A Pacific Island Challenge to European Air Pollution
New York Times
Σαβ, 23 Ιανουαρίου 2010 - 12:53
A Pacific island nation has challenged plans by the Czech Republic to refit a coal-fired power station, in an appeal that environmental advocates on Monday described as the first of its kind. The case focuses on efforts by a Czech utility, the CEZ Group, to prolong the life of the power plant in Prunerov, close to the German border.

A Pacific island nation has challenged plans by the Czech Republic to refit a coal-fired power station, in an appeal that environmental advocates on Monday described as the first of its kind.

The case focuses on efforts by a Czech utility, the CEZ Group, to prolong the life of the power plant in Prunerov, close to the German border. The Federated States of Micronesia maintains that doing so would result in continued emissions of greenhouse gases that contribute to global warming, which it says threaten its existence.

“Climate change is real and it is happening on our shores,” Andrew Yatilman, the director of Micronesia’s office of environment and emergency management, told Reuters. “It’s a matter of survival for us. If you look at the map of the Pacific, we’re just dots in the middle of the ocean.”

Micronesia submitted its arguments to the Czech Ministry of Environment on Jan. 4.

Greenpeace, which is supporting the action by Micronesia, demanded last month that the Czech Republic decommission the plant by 2016.

The Czech authorities were scheduled to take Micronesia’s complaint into account this week in deciding whether the plant was environmentally acceptable, said Jan Rovensky, an energy and climate campaigner with Greenpeace Czech Republic.

Attempts to reach the ministry on Monday were not successful.
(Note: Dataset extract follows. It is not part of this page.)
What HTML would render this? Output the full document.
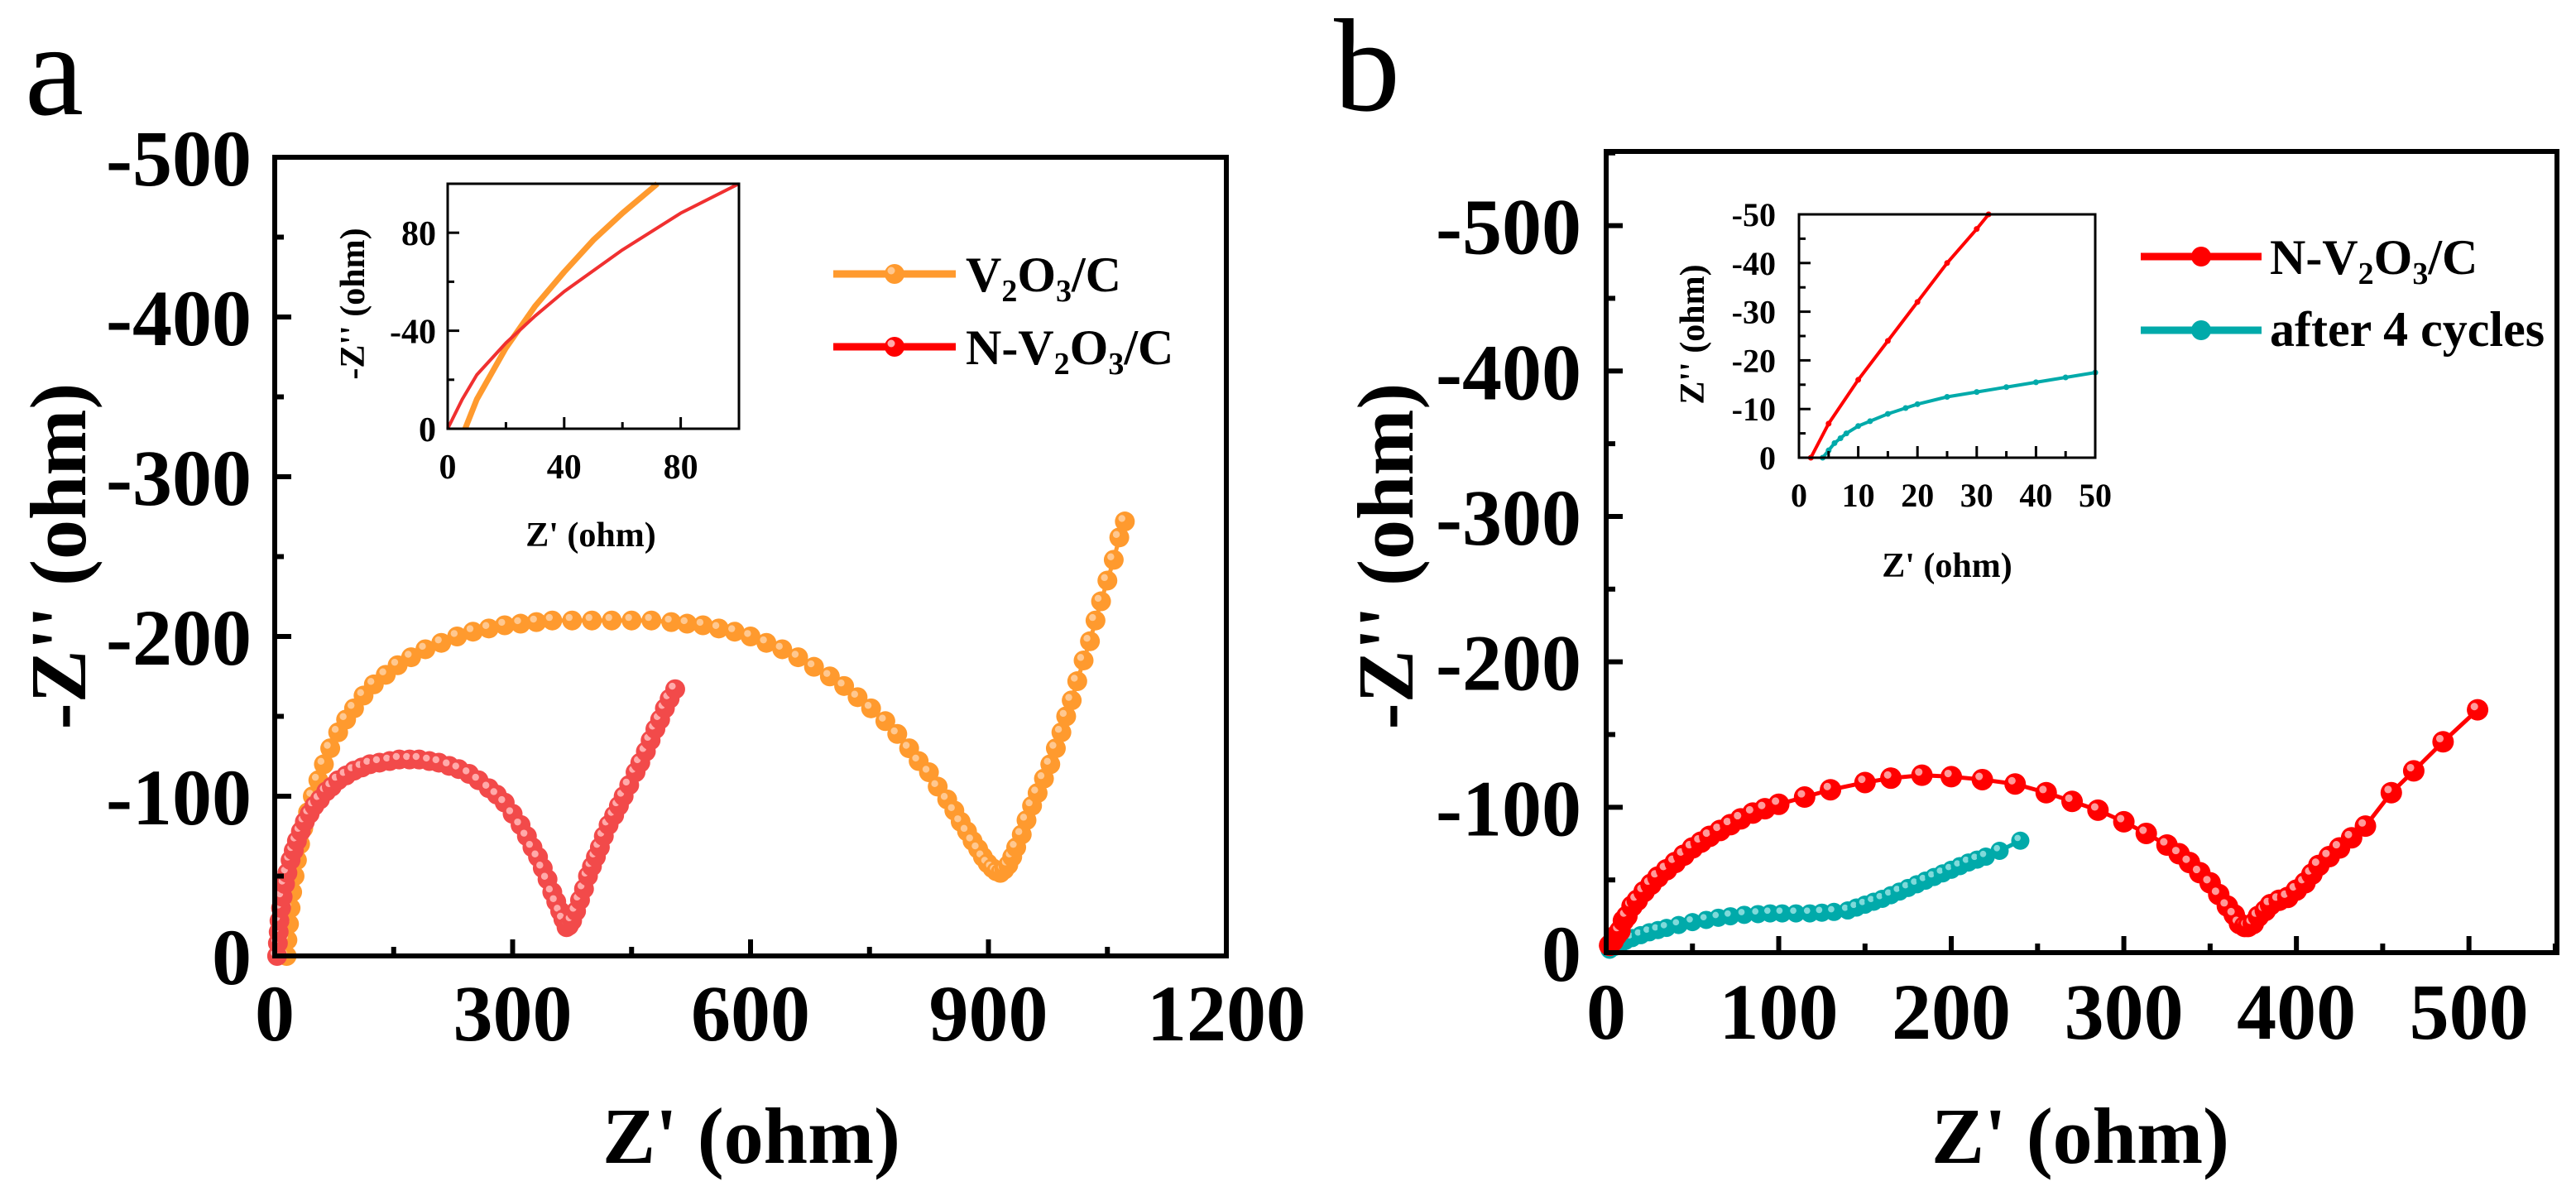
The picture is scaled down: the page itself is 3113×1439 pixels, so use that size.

But Eva Novakova, a press officer for the CEZ Group, said the project already had “obtained positive opinions” from the Czech environmental authorities.

Ms. Novakova said that the refit and a closure of one unit would cut emissions of carbon dioxide from the plant by 31 percent.

Pressure has increased against coal-fired power, putting obstacles in the way of new plants in the United States and Europe.

The failure of nations at the Copenhagen conference to agree to a timetable for a binding agreement on curbing climate change or to agree on a target for reducing emissions by midcentury appears to have lent new urgency to anti-coal campaigns.

Greenpeace said the Czech case put governments and companies “on notice that states vulnerable to climate change are keen to explore new avenues to challenge decisions on projects that contribute to climate change.”

Prunerov is among the largest coal-fired plants in the European Union and the largest single source of carbon dioxide emissions in the Czech Republic.

Without the refit, the plant would close in 2020, but with the refit the station would keep operating until about 2035, said Ms. Novakova.

Leaders of Micronesia, which consists of more than 600 islands grouped into four states, say they are especially vulnerable to phenomena linked to climate change, including a rising sea level, increasingly powerful storms and ocean acidification.